▸ **STATED GOAL**: Write out the material exactly, leaving every picture behind.

** begin SOURCE MATERIAL **

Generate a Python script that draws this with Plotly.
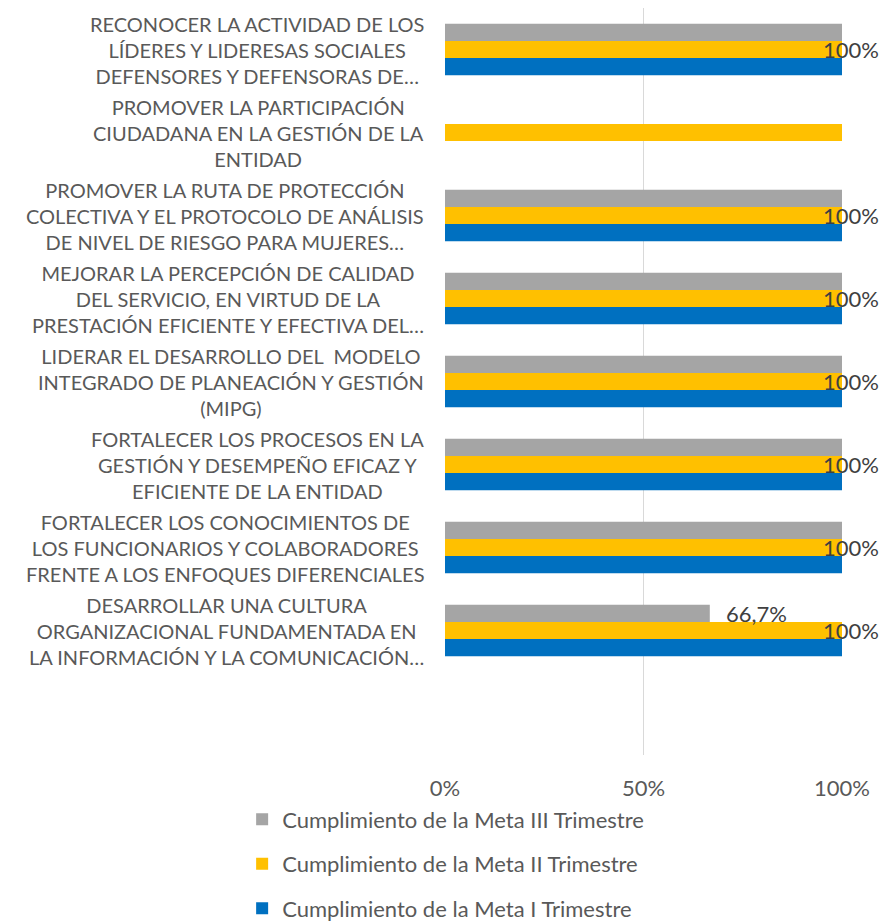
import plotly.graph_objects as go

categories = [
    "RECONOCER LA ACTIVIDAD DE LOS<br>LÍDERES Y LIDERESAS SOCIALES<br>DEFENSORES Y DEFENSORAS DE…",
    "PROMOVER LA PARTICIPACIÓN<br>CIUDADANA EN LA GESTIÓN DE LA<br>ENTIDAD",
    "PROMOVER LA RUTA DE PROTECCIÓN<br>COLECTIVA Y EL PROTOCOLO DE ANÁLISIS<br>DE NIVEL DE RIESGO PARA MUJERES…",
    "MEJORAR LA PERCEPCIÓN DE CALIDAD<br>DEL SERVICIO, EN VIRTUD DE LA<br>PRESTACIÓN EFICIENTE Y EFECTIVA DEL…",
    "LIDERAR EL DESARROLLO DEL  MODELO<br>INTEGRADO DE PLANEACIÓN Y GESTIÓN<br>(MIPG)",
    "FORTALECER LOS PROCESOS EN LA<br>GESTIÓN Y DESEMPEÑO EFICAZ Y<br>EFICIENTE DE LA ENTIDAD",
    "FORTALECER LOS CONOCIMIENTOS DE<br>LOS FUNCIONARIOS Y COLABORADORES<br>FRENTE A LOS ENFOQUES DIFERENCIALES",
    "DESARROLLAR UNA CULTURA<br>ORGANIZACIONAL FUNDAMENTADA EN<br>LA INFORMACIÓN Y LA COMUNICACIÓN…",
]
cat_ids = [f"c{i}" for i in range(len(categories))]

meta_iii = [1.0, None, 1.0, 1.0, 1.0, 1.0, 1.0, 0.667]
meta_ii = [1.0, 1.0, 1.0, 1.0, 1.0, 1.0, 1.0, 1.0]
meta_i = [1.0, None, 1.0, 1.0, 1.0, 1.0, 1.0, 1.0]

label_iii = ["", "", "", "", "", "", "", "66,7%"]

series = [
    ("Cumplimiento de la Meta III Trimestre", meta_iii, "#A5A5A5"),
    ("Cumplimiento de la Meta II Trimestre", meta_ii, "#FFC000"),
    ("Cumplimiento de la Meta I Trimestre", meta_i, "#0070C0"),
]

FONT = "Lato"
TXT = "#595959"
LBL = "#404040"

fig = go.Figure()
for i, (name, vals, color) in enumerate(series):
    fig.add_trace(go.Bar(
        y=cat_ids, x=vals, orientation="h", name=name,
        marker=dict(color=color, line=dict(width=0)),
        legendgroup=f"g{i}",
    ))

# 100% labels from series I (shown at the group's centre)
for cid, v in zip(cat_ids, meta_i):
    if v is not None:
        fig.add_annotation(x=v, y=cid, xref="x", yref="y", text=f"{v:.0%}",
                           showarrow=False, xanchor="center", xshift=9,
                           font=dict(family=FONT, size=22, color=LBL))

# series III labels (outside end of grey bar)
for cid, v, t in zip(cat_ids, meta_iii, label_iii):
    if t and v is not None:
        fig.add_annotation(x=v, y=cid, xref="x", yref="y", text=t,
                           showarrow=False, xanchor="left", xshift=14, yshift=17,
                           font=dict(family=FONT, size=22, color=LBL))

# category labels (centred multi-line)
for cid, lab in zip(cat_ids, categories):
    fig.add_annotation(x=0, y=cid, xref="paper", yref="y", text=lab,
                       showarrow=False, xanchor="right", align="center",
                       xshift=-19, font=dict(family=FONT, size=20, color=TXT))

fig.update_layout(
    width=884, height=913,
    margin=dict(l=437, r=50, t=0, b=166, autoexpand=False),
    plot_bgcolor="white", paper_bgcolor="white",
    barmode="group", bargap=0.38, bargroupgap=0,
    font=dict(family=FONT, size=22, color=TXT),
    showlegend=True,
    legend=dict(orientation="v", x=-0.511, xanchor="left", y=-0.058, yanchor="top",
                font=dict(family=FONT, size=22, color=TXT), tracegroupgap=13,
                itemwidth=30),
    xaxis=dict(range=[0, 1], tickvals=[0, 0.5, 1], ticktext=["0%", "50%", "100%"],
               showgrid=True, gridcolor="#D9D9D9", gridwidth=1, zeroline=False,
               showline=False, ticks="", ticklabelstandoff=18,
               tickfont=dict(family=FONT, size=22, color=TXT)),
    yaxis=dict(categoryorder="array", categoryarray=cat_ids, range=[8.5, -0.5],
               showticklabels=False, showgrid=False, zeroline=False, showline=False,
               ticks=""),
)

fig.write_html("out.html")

** end SOURCE MATERIAL **

▸ **CORRECT RESPONSE**:
Generate a Python script that draws this with Plotly.
import plotly.graph_objects as go

categories = [
    "RECONOCER LA ACTIVIDAD DE LOS<br>LÍDERES Y LIDERESAS SOCIALES<br>DEFENSORES Y DEFENSORAS DE…",
    "PROMOVER LA PARTICIPACIÓN<br>CIUDADANA EN LA GESTIÓN DE LA<br>ENTIDAD",
    "PROMOVER LA RUTA DE PROTECCIÓN<br>COLECTIVA Y EL PROTOCOLO DE ANÁLISIS<br>DE NIVEL DE RIESGO PARA MUJERES…",
    "MEJORAR LA PERCEPCIÓN DE CALIDAD<br>DEL SERVICIO, EN VIRTUD DE LA<br>PRESTACIÓN EFICIENTE Y EFECTIVA DEL…",
    "LIDERAR EL DESARROLLO DEL  MODELO<br>INTEGRADO DE PLANEACIÓN Y GESTIÓN<br>(MIPG)",
    "FORTALECER LOS PROCESOS EN LA<br>GESTIÓN Y DESEMPEÑO EFICAZ Y<br>EFICIENTE DE LA ENTIDAD",
    "FORTALECER LOS CONOCIMIENTOS DE<br>LOS FUNCIONARIOS Y COLABORADORES<br>FRENTE A LOS ENFOQUES DIFERENCIALES",
    "DESARROLLAR UNA CULTURA<br>ORGANIZACIONAL FUNDAMENTADA EN<br>LA INFORMACIÓN Y LA COMUNICACIÓN…",
]
cat_ids = [f"c{i}" for i in range(len(categories))]

meta_iii = [1.0, None, 1.0, 1.0, 1.0, 1.0, 1.0, 0.667]
meta_ii = [1.0, 1.0, 1.0, 1.0, 1.0, 1.0, 1.0, 1.0]
meta_i = [1.0, None, 1.0, 1.0, 1.0, 1.0, 1.0, 1.0]

label_iii = ["", "", "", "", "", "", "", "66,7%"]

series = [
    ("Cumplimiento de la Meta III Trimestre", meta_iii, "#A5A5A5"),
    ("Cumplimiento de la Meta II Trimestre", meta_ii, "#FFC000"),
    ("Cumplimiento de la Meta I Trimestre", meta_i, "#0070C0"),
]

FONT = "Lato"
TXT = "#595959"
LBL = "#404040"

fig = go.Figure()
for i, (name, vals, color) in enumerate(series):
    fig.add_trace(go.Bar(
        y=cat_ids, x=vals, orientation="h", name=name,
        marker=dict(color=color, line=dict(width=0)),
        legendgroup=f"g{i}",
    ))

# 100% labels from series I (shown at the group's centre)
for cid, v in zip(cat_ids, meta_i):
    if v is not None:
        fig.add_annotation(x=v, y=cid, xref="x", yref="y", text=f"{v:.0%}",
                           showarrow=False, xanchor="center", xshift=9,
                           font=dict(family=FONT, size=22, color=LBL))

# series III labels (outside end of grey bar)
for cid, v, t in zip(cat_ids, meta_iii, label_iii):
    if t and v is not None:
        fig.add_annotation(x=v, y=cid, xref="x", yref="y", text=t,
                           showarrow=False, xanchor="left", xshift=14, yshift=17,
                           font=dict(family=FONT, size=22, color=LBL))

# category labels (centred multi-line)
for cid, lab in zip(cat_ids, categories):
    fig.add_annotation(x=0, y=cid, xref="paper", yref="y", text=lab,
                       showarrow=False, xanchor="right", align="center",
                       xshift=-19, font=dict(family=FONT, size=20, color=TXT))

fig.update_layout(
    width=884, height=913,
    margin=dict(l=437, r=50, t=0, b=166, autoexpand=False),
    plot_bgcolor="white", paper_bgcolor="white",
    barmode="group", bargap=0.38, bargroupgap=0,
    font=dict(family=FONT, size=22, color=TXT),
    showlegend=True,
    legend=dict(orientation="v", x=-0.511, xanchor="left", y=-0.058, yanchor="top",
                font=dict(family=FONT, size=22, color=TXT), tracegroupgap=13,
                itemwidth=30),
    xaxis=dict(range=[0, 1], tickvals=[0, 0.5, 1], ticktext=["0%", "50%", "100%"],
               showgrid=True, gridcolor="#D9D9D9", gridwidth=1, zeroline=False,
               showline=False, ticks="", ticklabelstandoff=18,
               tickfont=dict(family=FONT, size=22, color=TXT)),
    yaxis=dict(categoryorder="array", categoryarray=cat_ids, range=[8.5, -0.5],
               showticklabels=False, showgrid=False, zeroline=False, showline=False,
               ticks=""),
)

fig.write_html("out.html")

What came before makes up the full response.